Missing Child Kenya enregistre près de 30 cas par mois. Sur les 1 551 cas qu'elle a traités depuis sa création, l'organisation a sauvé 1 208 enfants. 315 autres sont toujours portés disparus, tandis que 28 sont décédés.

Au fil des ans, l'organisation a observé une tendance. Les difficultés économiques sont l'une des principales raisons de la disparition des enfants.

"Nous recevons beaucoup de cas en provenance des zones urbaines où se trouvent des établissements informels, car les enfants y sont confrontés à une multitude de problèmes, notamment le manque d'accès à l'éducation et aux services de base, ainsi qu'à une prise en charge parentale inadéquate", explique M. Munyendo.

Ces enfants deviennent vulnérables aux prédateurs qui les attirent en leur promettant une vie meilleure.

Un autre facteur est la pratique culturelle. L'infertilité contribue à la disparition des enfants parce que quelqu'un essaiera de voler un enfant pour sauver son mariage. Par conséquent, les rituels cultuels contribuent également à la disparition des enfants.
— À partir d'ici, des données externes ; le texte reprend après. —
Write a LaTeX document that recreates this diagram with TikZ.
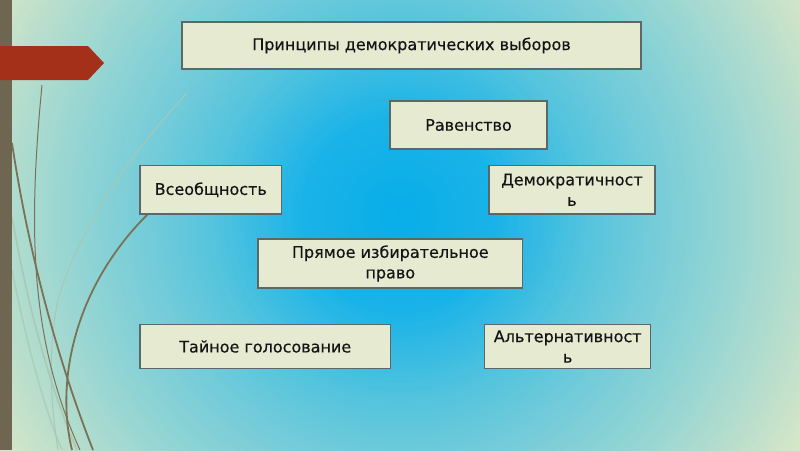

Il est également fréquent que les enfants errent et perdent le chemin du retour, mais les experts en protection de l'enfance affirment qu'il s'agit généralement des cas les plus simples à résoudre, car aucun auteur n'est impliqué.

Toutefois, les enfants de moins de cinq ans et ceux qui ont des besoins particuliers appartiennent à la catégorie la plus à risque.